Por Emilse Torres
Él tiene una mirada filosa como el hielo; con sus 140 libras, abre paso como un tornado que arrastra consigo una angurria desmedida. Fue parte del estupor general en el ringside; Emiliano lo sabía, solo que no se lo esperaba. Sabía que el día del corpus llegaría; su alegría ocultaría al vencedor y el pecho fuerte del vencido devoraría su imagen. Engolfado, pisaría el ring, al igual que lo hizo su padre, con coraje y entrega total a ese plácido dolor que los cuerpos resisten sobre la lona. Él lo sabía; sabía que, aunque no se esperaba pelear en el extranjero, Las Vegas y Puerto Rico se convirtieron en peajes. Ante ese desarraigo, su corazón palpitaba como si fuera un estallido al ver su rostro empapelado en Ucrania, un país totalmente distinto. Sentía desesperación; la tensa calma en su mente no le permitía cerrar los ojos durante las tediosas horas de viaje. Su único consuelo fue su familia, quienes amortiguan sus caídas mientras él continúa perviviendo.
Nunca podrán decir que Emiliano García (foto a la derecha) no lo intentó. La impotencia de no poder pelear en su tierra debido a la mala paga y los bajos contratos es una realidad con la que sus colegas lidian a diario. Además, la difícil tarea de pelear como visitante cada vez les pinta más la cara a los púgiles de este suelo. Él lo sabía, sabía que sus 14 knock outs no serían suficientes. La necesidad de seguir avanzando lo empujó a ser camaleónico, así como lo es arriba del ring, engañando con la zurda e impactando con la derecha con la potencia de un ariete, la misma con la que castigó a Denys Berinchyk. Su vitola lo delata; con su andar desfachatado y verba fluida, puede convencer a Mitch Halpern de que Tyson no mutiló a Holyfield.
Carga consigo un ímpetu explosivo que impacta como un gancho y te deja boquiabierto como un óleo de Ángel della Valle. Él lo sabía; sabía que los años le pasarían factura y, aunque demuestre una eterna lozanía que nos hace pensar que ese chico que peleó por primera vez en Villa Adelina sigue en formol, su cuerpo siente los golpes, su edad sigue en ascenso y sus 39 años lo impulsan a buscar la paz. A lo largo de su trayectoria, supo confeccionar momentos que comparte con los chicos en un gimnasio de Pacheco, en la zona norte, donde entrena.
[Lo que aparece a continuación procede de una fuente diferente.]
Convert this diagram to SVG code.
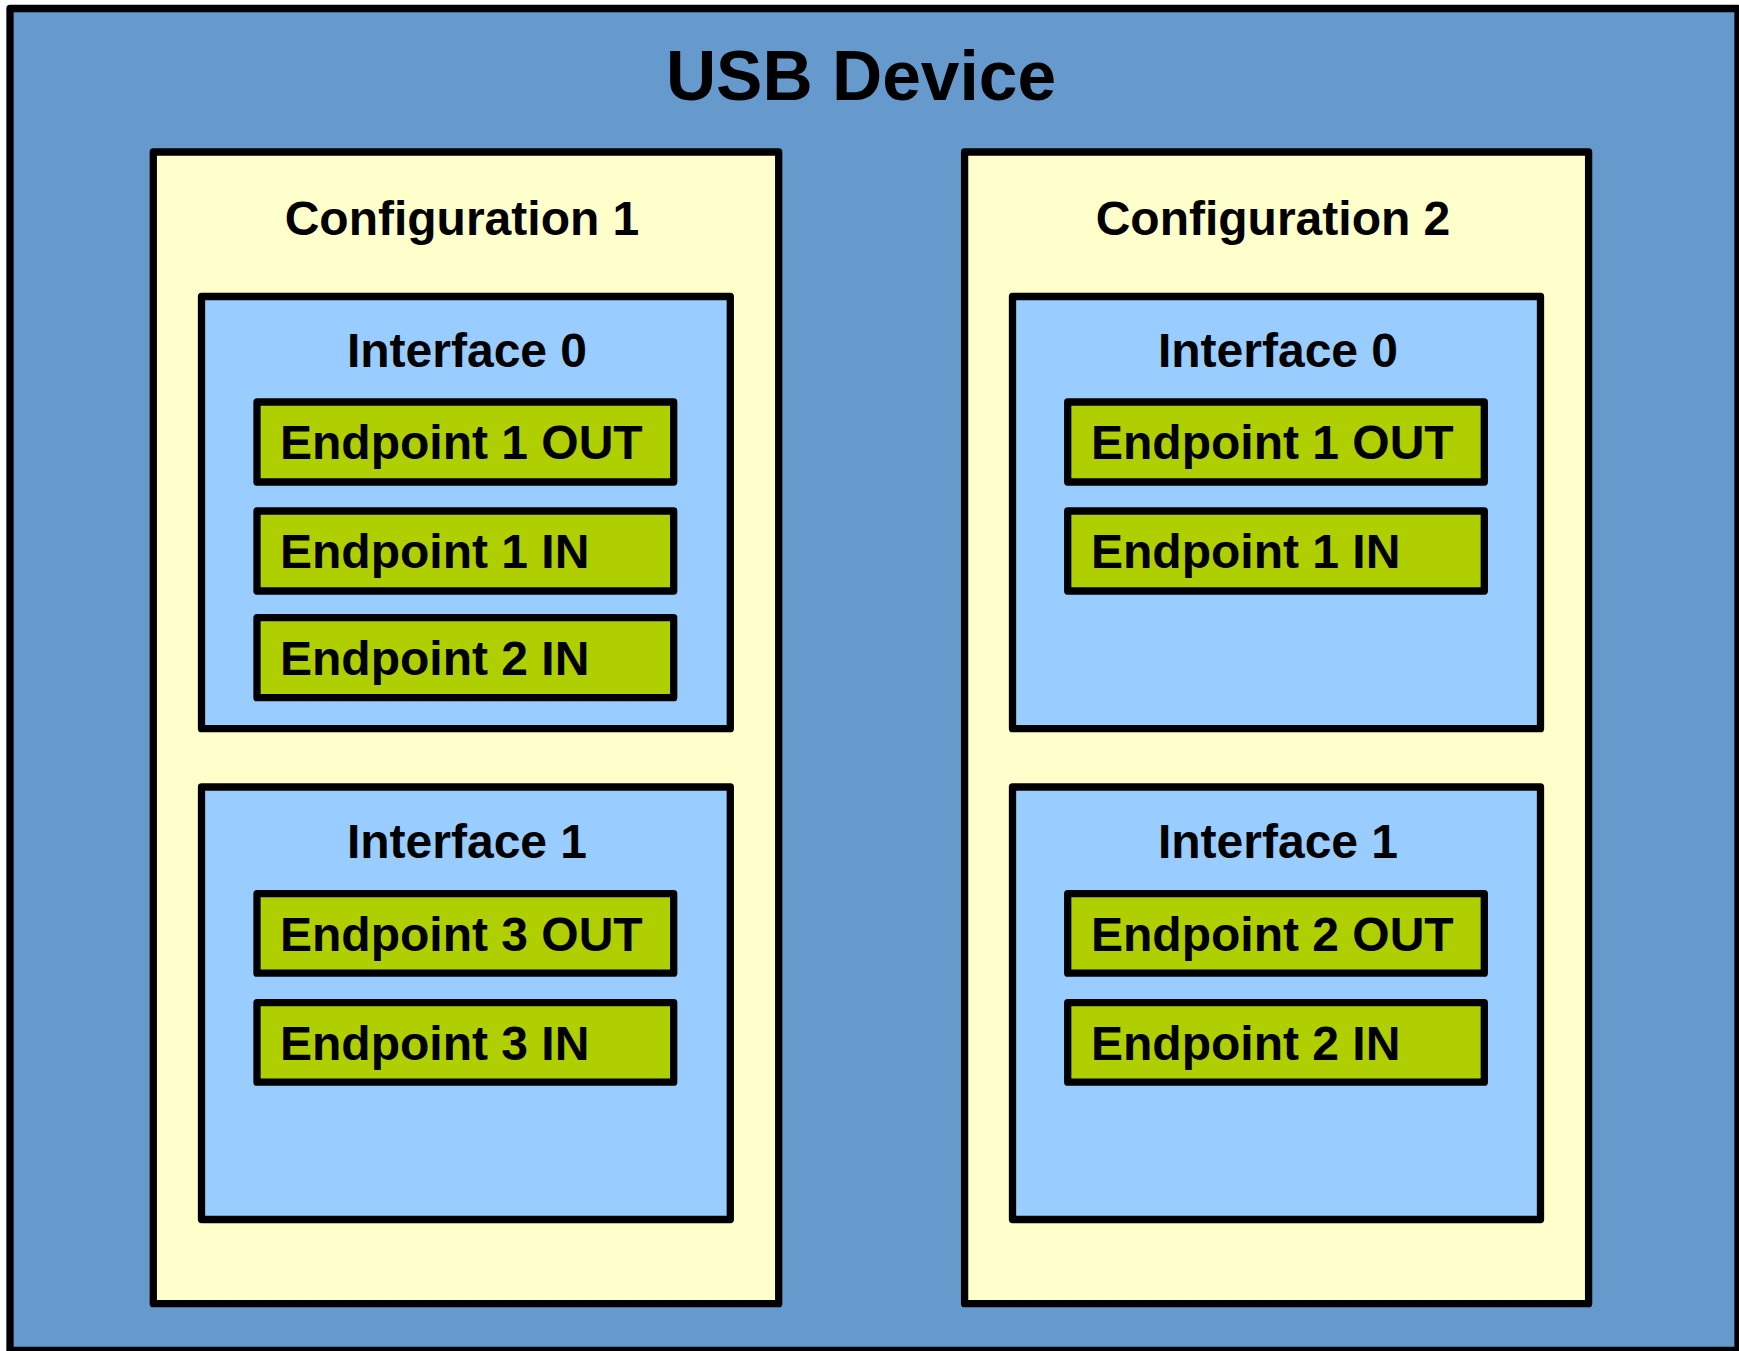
<svg xmlns="http://www.w3.org/2000/svg" width="1739" height="1351" viewBox="0 0 1739 1351">
<style>
rect{stroke:#000;stroke-width:7.3;stroke-linejoin:round}
.dev{fill:#6699cc}
.cfg{fill:#ffffcc}
.ifc{fill:#99ccff}
.ep{fill:#afcf00}
text{font-family:"Liberation Sans",Arial,sans-serif;font-weight:bold;fill:#000;font-size:48px}
.c{text-anchor:middle}
.title{font-size:69.5px}
</style>
<g id="usb-device">
<rect class="dev" x="10" y="8.5" width="1728" height="1342"/>
<text class="c title" x="861" y="99.5">USB Device</text>
</g>
<g id="config1">
<rect class="cfg" x="153.3" y="152" width="625.4" height="1151.7"/>
<text class="c" x="462" y="235">Configuration 1</text>
</g>
<g id="config2">
<rect class="cfg" x="964.6" y="152" width="624" height="1151.7"/>
<text class="c" x="1273" y="235">Configuration 2</text>
</g>
<g id="c1-interface0">
<rect class="ifc" x="201.5" y="296.5" width="528.8" height="432.2"/>
<text class="c" x="467" y="367">Interface 0</text>
</g>
<g id="c1-interface1">
<rect class="ifc" x="201.5" y="787" width="528.8" height="432.5"/>
<text class="c" x="467" y="857.5">Interface 1</text>
</g>
<g id="c2-interface0">
<rect class="ifc" x="1012.5" y="296.5" width="528" height="432.2"/>
<text class="c" x="1278" y="367">Interface 0</text>
</g>
<g id="c2-interface1">
<rect class="ifc" x="1012.5" y="787" width="528" height="432.5"/>
<text class="c" x="1278" y="857.5">Interface 1</text>
</g>
<g id="c1-ep1out"><rect class="ep" x="257" y="402" width="416.7" height="80"/><text x="280" y="459">Endpoint 1 OUT</text></g>
<g id="c1-ep1in"><rect class="ep" x="257" y="511" width="416.7" height="80"/><text x="280" y="568">Endpoint 1 IN</text></g>
<g id="c1-ep2in"><rect class="ep" x="257" y="617.7" width="416.7" height="80"/><text x="280" y="675">Endpoint 2 IN</text></g>
<g id="c1-ep3out"><rect class="ep" x="257" y="893.7" width="416.7" height="79.5"/><text x="280" y="950.5">Endpoint 3 OUT</text></g>
<g id="c1-ep3in"><rect class="ep" x="257" y="1002.7" width="416.7" height="79.5"/><text x="280" y="1059.5">Endpoint 3 IN</text></g>
<g id="c2-ep1out"><rect class="ep" x="1067.7" y="402" width="416.6" height="80"/><text x="1091" y="459">Endpoint 1 OUT</text></g>
<g id="c2-ep1in"><rect class="ep" x="1067.7" y="511" width="416.6" height="80"/><text x="1091" y="568">Endpoint 1 IN</text></g>
<g id="c2-ep2out"><rect class="ep" x="1067.7" y="893.7" width="416.6" height="79.5"/><text x="1091" y="950.5">Endpoint 2 OUT</text></g>
<g id="c2-ep2in"><rect class="ep" x="1067.7" y="1002.7" width="416.6" height="79.5"/><text x="1091" y="1059.5">Endpoint 2 IN</text></g>
<g id="connectors"/>
</svg>
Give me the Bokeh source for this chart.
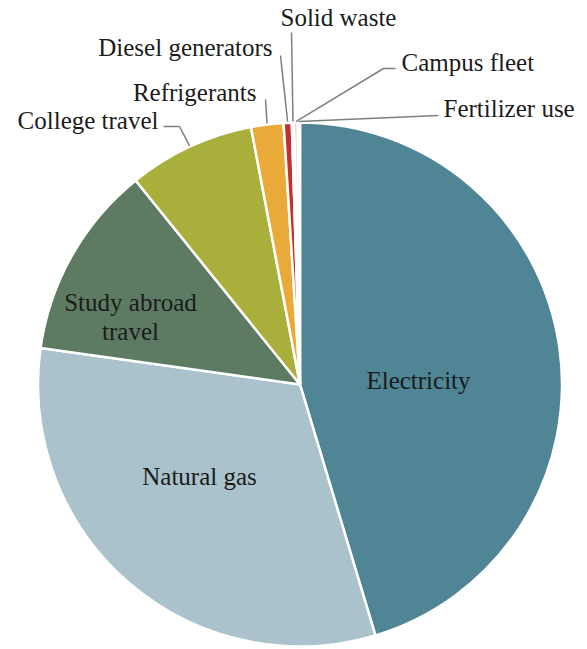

Ellos lo escuchan con atención mientras a él se le dilatan las pupilas de emoción al recordar las hazañas de aquellas noches y sentir las voces enmudecer en un unísono como mares que quiebran las rocas. Su espíritu rabioso y febril sigue dentro de él, esperando a que llegue el próximo contrincante para poder salir a comerse el mundo y demostrar que aquel chico que veía a su padre pelear hoy es un hombre que lucha arriba y abajo del ring.